Saved data entries:
###

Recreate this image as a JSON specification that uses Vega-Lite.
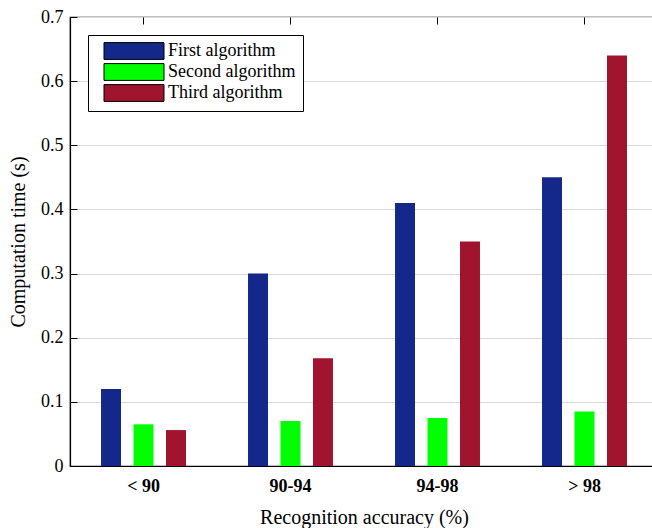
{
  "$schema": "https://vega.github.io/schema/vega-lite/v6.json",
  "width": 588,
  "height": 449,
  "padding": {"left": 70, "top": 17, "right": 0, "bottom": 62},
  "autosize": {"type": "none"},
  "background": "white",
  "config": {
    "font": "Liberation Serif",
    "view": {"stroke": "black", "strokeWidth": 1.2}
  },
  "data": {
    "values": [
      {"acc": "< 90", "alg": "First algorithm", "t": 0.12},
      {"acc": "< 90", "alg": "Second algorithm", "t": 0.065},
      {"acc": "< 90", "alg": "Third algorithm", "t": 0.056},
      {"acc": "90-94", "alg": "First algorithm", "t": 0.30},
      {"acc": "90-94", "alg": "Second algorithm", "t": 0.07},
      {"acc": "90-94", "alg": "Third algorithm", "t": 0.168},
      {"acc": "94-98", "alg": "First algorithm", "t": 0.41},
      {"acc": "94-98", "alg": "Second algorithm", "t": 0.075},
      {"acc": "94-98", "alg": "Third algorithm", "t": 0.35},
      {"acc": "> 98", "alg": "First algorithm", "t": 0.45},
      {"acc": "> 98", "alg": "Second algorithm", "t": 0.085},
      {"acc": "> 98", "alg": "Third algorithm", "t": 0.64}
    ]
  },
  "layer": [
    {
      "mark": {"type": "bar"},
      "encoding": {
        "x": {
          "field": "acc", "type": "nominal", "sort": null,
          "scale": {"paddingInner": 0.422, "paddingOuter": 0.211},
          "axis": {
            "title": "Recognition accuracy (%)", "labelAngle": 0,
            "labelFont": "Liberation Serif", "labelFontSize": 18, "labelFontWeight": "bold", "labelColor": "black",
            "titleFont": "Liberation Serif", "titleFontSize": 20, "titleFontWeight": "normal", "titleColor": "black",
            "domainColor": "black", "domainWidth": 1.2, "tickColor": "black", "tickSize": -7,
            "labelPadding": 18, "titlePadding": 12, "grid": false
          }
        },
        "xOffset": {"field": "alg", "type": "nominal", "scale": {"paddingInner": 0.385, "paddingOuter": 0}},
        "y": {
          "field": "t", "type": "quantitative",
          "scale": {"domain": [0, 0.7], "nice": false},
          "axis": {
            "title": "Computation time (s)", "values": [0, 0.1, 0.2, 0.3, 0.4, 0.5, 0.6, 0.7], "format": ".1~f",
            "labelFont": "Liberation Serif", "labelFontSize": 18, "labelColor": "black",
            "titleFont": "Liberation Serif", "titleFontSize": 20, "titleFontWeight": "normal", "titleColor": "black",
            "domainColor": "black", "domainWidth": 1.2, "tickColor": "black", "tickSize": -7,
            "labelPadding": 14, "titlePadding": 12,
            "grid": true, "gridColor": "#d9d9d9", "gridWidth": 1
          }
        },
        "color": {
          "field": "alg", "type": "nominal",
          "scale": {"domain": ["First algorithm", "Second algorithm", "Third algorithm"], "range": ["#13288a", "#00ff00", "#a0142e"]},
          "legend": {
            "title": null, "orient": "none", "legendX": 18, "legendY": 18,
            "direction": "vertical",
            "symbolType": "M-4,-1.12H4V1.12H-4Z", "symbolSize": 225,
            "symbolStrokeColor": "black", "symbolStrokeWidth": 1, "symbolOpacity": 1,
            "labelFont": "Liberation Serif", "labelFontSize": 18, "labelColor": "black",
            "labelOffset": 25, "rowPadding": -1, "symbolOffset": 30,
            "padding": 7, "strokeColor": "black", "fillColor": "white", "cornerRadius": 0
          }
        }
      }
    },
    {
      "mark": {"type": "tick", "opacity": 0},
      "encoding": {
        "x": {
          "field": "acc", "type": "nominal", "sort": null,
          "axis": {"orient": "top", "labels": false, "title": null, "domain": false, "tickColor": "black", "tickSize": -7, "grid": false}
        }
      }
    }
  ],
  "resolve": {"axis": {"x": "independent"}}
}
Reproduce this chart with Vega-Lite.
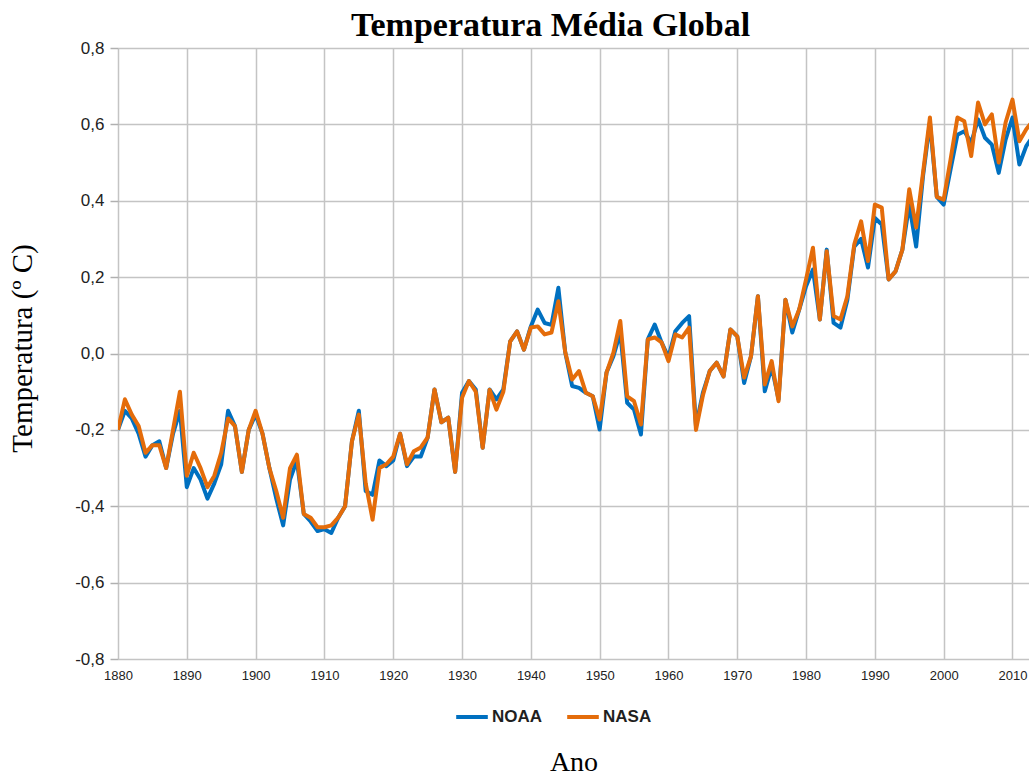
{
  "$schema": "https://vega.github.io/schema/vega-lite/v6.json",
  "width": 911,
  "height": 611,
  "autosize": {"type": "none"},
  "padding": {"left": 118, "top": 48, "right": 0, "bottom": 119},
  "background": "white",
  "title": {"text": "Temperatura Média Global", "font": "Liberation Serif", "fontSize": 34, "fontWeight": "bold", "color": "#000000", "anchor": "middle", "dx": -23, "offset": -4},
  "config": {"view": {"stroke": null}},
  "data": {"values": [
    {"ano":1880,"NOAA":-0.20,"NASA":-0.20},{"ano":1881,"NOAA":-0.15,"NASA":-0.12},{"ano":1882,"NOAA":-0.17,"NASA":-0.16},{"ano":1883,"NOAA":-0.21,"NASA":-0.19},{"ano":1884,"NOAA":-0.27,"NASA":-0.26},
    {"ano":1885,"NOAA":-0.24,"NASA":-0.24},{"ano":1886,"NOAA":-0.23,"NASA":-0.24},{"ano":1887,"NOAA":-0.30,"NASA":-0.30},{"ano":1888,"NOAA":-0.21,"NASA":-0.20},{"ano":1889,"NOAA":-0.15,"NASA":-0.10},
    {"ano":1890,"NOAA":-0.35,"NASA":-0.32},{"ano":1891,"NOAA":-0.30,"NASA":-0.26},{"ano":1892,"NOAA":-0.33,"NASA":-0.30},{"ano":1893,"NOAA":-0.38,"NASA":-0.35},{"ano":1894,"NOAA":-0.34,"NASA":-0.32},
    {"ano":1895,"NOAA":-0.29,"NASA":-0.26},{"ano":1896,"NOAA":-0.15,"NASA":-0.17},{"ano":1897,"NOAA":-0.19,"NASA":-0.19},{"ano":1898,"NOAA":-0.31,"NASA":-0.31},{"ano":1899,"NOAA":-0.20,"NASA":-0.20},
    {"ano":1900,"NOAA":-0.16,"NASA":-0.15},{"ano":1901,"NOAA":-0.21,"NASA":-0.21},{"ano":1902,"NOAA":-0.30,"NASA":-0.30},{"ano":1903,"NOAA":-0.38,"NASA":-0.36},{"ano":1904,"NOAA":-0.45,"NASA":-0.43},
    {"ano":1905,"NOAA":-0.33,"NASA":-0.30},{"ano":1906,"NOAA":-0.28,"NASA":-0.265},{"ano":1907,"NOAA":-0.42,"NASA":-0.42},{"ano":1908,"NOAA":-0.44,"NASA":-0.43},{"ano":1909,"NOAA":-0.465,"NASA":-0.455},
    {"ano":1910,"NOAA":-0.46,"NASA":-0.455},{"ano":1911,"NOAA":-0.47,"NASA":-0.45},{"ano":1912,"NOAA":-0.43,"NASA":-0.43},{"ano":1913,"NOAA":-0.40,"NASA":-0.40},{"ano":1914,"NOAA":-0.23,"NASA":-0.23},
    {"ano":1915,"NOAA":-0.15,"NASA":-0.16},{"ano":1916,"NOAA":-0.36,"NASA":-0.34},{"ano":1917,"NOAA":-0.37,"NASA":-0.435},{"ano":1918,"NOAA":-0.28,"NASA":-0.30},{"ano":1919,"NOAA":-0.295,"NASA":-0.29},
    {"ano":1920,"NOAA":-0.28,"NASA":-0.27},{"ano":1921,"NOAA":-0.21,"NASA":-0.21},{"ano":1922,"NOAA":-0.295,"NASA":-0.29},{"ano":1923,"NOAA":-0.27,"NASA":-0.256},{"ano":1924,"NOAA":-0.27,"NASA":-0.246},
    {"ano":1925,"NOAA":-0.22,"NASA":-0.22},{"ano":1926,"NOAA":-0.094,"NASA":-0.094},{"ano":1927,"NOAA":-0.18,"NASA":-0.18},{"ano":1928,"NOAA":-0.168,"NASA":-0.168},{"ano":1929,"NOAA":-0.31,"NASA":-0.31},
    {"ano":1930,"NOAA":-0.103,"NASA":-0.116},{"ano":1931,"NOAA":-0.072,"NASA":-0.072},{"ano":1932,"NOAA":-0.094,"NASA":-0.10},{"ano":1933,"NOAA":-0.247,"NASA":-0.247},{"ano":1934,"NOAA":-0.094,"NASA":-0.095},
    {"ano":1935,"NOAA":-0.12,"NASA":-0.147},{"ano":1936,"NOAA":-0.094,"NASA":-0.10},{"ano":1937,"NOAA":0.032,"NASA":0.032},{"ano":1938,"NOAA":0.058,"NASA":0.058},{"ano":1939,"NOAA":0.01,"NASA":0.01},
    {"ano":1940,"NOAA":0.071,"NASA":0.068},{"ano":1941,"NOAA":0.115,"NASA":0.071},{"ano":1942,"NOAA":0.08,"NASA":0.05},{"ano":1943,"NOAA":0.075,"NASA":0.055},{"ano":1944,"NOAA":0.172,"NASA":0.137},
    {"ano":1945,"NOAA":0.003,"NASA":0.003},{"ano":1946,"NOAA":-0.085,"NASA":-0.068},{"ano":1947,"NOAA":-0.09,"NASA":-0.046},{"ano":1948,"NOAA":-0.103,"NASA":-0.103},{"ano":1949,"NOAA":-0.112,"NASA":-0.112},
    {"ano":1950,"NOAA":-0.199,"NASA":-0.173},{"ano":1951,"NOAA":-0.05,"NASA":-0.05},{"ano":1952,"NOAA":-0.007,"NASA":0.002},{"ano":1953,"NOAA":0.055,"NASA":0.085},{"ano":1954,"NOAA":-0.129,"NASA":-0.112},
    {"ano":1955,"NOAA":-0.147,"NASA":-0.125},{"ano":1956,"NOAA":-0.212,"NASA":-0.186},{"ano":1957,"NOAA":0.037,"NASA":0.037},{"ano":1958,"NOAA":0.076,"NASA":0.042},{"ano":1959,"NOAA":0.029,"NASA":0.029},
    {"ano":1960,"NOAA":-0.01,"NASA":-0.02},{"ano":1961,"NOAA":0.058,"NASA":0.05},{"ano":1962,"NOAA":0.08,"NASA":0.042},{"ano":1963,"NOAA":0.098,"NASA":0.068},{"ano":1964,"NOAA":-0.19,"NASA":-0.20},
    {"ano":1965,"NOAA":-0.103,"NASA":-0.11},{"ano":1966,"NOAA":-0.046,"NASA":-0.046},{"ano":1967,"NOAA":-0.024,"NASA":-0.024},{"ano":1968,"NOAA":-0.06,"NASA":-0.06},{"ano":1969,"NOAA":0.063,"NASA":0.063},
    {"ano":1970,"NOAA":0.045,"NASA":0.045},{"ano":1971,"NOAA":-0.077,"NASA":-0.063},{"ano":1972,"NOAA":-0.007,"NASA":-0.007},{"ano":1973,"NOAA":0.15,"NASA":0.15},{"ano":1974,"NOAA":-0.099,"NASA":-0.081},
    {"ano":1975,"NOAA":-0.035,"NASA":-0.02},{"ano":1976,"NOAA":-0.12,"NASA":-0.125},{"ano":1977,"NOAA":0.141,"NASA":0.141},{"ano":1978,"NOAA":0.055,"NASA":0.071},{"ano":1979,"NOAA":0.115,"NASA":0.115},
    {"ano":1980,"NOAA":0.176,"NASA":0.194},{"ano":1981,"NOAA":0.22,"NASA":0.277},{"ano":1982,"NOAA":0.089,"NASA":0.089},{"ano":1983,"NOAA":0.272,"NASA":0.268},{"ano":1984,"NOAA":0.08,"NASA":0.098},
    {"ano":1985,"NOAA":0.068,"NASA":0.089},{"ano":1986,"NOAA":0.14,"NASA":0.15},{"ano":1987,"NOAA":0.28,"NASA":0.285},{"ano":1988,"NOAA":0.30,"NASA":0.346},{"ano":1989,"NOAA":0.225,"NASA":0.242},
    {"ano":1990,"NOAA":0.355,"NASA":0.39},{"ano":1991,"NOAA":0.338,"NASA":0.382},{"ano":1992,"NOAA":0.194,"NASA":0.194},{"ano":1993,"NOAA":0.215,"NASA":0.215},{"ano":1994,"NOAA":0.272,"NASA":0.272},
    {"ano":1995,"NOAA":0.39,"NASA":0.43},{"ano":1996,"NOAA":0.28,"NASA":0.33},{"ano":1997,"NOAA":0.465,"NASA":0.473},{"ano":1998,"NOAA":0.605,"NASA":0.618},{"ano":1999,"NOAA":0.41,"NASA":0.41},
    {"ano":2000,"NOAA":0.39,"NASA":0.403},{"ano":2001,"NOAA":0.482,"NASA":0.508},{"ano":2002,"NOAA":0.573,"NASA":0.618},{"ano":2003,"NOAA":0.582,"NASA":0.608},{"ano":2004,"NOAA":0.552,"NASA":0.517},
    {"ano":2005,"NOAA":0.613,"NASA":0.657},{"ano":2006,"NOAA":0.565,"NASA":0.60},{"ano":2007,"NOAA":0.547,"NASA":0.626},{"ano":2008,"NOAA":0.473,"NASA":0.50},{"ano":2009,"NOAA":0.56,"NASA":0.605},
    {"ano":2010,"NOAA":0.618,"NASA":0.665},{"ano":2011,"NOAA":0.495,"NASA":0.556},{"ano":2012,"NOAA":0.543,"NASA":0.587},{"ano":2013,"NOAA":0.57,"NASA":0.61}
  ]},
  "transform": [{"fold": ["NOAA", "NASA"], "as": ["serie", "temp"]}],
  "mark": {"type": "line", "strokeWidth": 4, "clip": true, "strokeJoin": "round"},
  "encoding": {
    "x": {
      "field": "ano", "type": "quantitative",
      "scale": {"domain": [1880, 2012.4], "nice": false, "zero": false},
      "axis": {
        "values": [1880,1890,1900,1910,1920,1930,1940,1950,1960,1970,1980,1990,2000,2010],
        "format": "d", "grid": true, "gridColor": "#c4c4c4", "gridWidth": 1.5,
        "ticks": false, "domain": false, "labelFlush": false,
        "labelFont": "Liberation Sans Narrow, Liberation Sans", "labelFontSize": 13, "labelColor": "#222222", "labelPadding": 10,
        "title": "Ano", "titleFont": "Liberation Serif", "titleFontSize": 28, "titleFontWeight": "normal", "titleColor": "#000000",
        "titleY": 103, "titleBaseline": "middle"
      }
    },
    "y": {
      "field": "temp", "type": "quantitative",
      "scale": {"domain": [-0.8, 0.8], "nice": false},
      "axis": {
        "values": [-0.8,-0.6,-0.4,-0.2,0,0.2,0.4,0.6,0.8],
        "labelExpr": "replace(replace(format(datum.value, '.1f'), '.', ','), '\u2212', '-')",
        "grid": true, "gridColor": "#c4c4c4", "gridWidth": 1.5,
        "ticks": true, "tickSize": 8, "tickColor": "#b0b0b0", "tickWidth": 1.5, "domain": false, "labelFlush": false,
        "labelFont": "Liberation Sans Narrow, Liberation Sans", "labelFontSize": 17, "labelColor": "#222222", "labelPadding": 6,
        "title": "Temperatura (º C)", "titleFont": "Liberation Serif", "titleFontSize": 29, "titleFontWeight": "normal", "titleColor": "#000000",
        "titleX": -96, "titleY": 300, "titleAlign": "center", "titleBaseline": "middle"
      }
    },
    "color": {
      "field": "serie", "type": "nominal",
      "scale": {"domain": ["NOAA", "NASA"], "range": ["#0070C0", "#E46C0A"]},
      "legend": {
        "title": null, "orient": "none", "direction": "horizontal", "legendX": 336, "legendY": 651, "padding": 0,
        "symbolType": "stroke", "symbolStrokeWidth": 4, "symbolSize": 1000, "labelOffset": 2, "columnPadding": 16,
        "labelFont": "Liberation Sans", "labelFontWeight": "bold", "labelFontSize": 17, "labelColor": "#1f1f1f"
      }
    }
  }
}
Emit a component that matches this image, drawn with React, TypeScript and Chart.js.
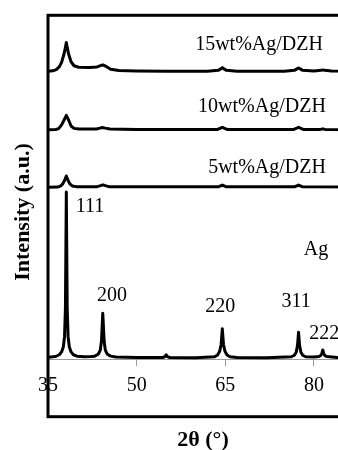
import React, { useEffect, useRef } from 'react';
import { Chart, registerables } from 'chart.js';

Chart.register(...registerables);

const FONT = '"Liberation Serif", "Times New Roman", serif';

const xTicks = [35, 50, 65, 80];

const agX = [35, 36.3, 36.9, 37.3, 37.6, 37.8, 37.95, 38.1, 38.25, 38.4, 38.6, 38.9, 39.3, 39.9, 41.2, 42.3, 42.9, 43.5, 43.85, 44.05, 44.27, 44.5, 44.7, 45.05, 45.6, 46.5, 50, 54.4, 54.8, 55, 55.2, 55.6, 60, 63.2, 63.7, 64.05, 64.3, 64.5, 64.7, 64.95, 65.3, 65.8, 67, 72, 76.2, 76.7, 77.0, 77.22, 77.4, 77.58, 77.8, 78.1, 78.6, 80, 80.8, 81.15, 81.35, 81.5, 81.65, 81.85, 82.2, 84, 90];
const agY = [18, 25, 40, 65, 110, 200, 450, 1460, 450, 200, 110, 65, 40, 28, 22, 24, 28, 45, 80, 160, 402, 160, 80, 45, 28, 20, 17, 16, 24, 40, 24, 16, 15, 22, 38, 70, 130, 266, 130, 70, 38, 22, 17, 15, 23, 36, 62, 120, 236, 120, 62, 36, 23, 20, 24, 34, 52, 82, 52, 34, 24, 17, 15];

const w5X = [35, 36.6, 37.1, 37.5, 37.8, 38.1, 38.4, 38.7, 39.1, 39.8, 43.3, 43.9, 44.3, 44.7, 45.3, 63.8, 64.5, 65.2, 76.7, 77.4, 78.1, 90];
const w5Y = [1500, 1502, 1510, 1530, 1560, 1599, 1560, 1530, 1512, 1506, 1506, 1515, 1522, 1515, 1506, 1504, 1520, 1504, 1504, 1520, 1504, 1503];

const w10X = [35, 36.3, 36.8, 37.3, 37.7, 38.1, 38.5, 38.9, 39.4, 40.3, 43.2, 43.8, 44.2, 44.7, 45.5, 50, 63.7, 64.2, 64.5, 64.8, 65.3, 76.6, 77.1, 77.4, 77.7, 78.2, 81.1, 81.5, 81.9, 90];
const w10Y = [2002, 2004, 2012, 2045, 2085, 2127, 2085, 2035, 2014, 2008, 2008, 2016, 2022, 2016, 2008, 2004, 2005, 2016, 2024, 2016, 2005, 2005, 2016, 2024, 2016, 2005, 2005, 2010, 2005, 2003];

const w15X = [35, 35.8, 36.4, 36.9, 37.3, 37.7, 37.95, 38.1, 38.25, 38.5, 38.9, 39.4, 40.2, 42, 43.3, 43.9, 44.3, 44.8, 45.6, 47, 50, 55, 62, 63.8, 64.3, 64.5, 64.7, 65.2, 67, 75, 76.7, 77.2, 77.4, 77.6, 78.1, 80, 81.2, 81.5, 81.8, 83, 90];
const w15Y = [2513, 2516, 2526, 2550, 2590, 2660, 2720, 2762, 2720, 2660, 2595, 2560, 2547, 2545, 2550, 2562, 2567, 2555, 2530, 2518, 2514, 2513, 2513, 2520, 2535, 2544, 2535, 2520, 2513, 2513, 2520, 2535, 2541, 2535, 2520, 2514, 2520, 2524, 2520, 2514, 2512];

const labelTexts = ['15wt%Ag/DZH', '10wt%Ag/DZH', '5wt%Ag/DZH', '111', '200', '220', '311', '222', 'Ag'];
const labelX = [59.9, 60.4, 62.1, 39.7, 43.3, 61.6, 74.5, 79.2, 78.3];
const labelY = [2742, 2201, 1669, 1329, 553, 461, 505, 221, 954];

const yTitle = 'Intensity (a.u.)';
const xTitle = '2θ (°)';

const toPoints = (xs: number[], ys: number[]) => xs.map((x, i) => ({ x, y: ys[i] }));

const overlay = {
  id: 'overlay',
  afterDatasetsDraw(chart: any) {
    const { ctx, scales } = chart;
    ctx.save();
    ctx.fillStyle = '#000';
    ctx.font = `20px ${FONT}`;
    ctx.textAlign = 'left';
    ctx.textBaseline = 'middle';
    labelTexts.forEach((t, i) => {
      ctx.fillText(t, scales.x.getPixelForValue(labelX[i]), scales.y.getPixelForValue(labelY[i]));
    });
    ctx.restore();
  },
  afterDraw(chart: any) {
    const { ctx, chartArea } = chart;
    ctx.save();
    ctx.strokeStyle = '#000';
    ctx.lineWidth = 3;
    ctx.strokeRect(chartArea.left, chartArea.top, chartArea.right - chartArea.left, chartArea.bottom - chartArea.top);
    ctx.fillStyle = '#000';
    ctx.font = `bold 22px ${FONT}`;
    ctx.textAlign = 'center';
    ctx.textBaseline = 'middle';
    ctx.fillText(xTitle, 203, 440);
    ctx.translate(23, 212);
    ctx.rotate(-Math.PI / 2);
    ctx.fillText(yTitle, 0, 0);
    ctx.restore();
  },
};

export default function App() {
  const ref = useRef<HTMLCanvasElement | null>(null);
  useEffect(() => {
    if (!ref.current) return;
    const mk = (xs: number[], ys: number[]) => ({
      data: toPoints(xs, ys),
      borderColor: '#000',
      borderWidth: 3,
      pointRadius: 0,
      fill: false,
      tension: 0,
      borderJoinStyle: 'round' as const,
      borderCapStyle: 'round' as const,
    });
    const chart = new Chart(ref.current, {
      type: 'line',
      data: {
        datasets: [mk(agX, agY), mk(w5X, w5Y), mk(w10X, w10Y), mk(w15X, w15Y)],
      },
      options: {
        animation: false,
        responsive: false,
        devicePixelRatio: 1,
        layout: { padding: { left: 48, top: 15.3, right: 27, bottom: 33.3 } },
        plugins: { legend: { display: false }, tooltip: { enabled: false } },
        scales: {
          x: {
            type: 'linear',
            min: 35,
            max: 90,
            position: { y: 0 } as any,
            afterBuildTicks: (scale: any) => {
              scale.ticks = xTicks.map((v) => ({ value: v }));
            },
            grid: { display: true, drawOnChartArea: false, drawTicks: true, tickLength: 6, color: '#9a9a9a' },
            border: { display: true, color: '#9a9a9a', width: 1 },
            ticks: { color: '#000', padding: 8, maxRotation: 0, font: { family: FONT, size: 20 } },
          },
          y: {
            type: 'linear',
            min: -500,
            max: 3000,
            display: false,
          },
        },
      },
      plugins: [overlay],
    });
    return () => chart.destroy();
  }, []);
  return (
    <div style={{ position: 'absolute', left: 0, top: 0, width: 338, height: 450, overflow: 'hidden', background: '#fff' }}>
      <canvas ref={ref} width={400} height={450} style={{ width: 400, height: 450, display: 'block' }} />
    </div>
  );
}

###

- [WRITTEN PROBLEM]: Extract all lines containing the word "that".

- [EXERCISE RESULT]:
Recreate this image as a JSON specification that uses Vega-Lite.
Emit a component that matches this image, drawn with React, TypeScript and Chart.js.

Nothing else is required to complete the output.